[start of Recorded information]

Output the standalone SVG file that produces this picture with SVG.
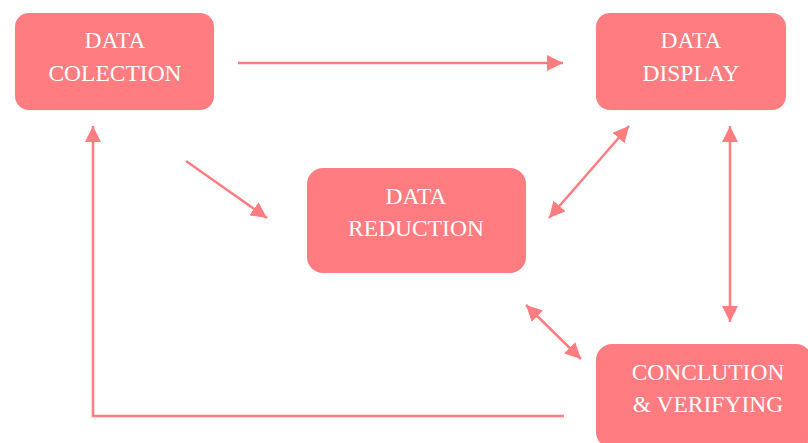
<svg xmlns="http://www.w3.org/2000/svg" width="808" height="443" viewBox="0 0 808 443">
<style>
.box{fill:#FF7C80;}
.lbl{font-family:'Liberation Serif','Times New Roman','DejaVu Serif',serif;font-size:23.5px;fill:#FFFFFF;text-anchor:middle;}
.con{stroke:#FF7C80;stroke-width:2.5;fill:none;}
</style>
<defs>
<marker id="ah" viewBox="0 0 16 16" refX="16" refY="8" markerWidth="16" markerHeight="16" markerUnits="userSpaceOnUse" orient="auto-start-reverse">
<path d="M0,0 L16,8 L0,16 Z" fill="#FF7C80"/>
</marker>
</defs>
<rect width="808" height="443" fill="#FFFFFF"/>
<g id="connectors">
<line class="con" x1="238" y1="63" x2="563" y2="63" marker-end="url(#ah)"/>
<line class="con" x1="186" y1="161" x2="267" y2="218" marker-end="url(#ah)"/>
<line class="con" x1="629" y1="126" x2="549" y2="218" marker-start="url(#ah)" marker-end="url(#ah)"/>
<line class="con" x1="730" y1="126" x2="730" y2="322" marker-start="url(#ah)" marker-end="url(#ah)"/>
<line class="con" x1="526" y1="305" x2="581" y2="359" marker-start="url(#ah)" marker-end="url(#ah)"/>
<polyline class="con" points="564,416 93,416 93,126" marker-end="url(#ah)"/>
</g>
<g id="data-collection">
<rect class="box" x="15" y="13" width="199" height="97" rx="14"/>
<text class="lbl" x="115" y="48">DATA</text>
<text class="lbl" x="115" y="81">COLECTION</text>
</g>
<g id="data-display">
<rect class="box" x="596" y="13" width="190" height="97" rx="14"/>
<text class="lbl" x="691" y="48">DATA</text>
<text class="lbl" x="691" y="81">DISPLAY</text>
</g>
<g id="data-reduction">
<rect class="box" x="307" y="168" width="219" height="105" rx="16"/>
<text class="lbl" x="416" y="204">DATA</text>
<text class="lbl" x="416" y="236">REDUCTION</text>
</g>
<g id="conclusion">
<rect class="box" x="596" y="344" width="216" height="104" rx="16"/>
<text class="lbl" x="708" y="380">CONCLUTION</text>
<text class="lbl" x="708" y="412">&amp; VERIFYING</text>
</g>
</svg>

[end of Recorded information]

**What this task involves**
Pictures in the data above should not be copied; transcribe everything else exactly.

**Response**
Output the standalone SVG file that produces this picture with SVG.
<svg xmlns="http://www.w3.org/2000/svg" width="808" height="443" viewBox="0 0 808 443">
<style>
.box{fill:#FF7C80;}
.lbl{font-family:'Liberation Serif','Times New Roman','DejaVu Serif',serif;font-size:23.5px;fill:#FFFFFF;text-anchor:middle;}
.con{stroke:#FF7C80;stroke-width:2.5;fill:none;}
</style>
<defs>
<marker id="ah" viewBox="0 0 16 16" refX="16" refY="8" markerWidth="16" markerHeight="16" markerUnits="userSpaceOnUse" orient="auto-start-reverse">
<path d="M0,0 L16,8 L0,16 Z" fill="#FF7C80"/>
</marker>
</defs>
<rect width="808" height="443" fill="#FFFFFF"/>
<g id="connectors">
<line class="con" x1="238" y1="63" x2="563" y2="63" marker-end="url(#ah)"/>
<line class="con" x1="186" y1="161" x2="267" y2="218" marker-end="url(#ah)"/>
<line class="con" x1="629" y1="126" x2="549" y2="218" marker-start="url(#ah)" marker-end="url(#ah)"/>
<line class="con" x1="730" y1="126" x2="730" y2="322" marker-start="url(#ah)" marker-end="url(#ah)"/>
<line class="con" x1="526" y1="305" x2="581" y2="359" marker-start="url(#ah)" marker-end="url(#ah)"/>
<polyline class="con" points="564,416 93,416 93,126" marker-end="url(#ah)"/>
</g>
<g id="data-collection">
<rect class="box" x="15" y="13" width="199" height="97" rx="14"/>
<text class="lbl" x="115" y="48">DATA</text>
<text class="lbl" x="115" y="81">COLECTION</text>
</g>
<g id="data-display">
<rect class="box" x="596" y="13" width="190" height="97" rx="14"/>
<text class="lbl" x="691" y="48">DATA</text>
<text class="lbl" x="691" y="81">DISPLAY</text>
</g>
<g id="data-reduction">
<rect class="box" x="307" y="168" width="219" height="105" rx="16"/>
<text class="lbl" x="416" y="204">DATA</text>
<text class="lbl" x="416" y="236">REDUCTION</text>
</g>
<g id="conclusion">
<rect class="box" x="596" y="344" width="216" height="104" rx="16"/>
<text class="lbl" x="708" y="380">CONCLUTION</text>
<text class="lbl" x="708" y="412">&amp; VERIFYING</text>
</g>
</svg>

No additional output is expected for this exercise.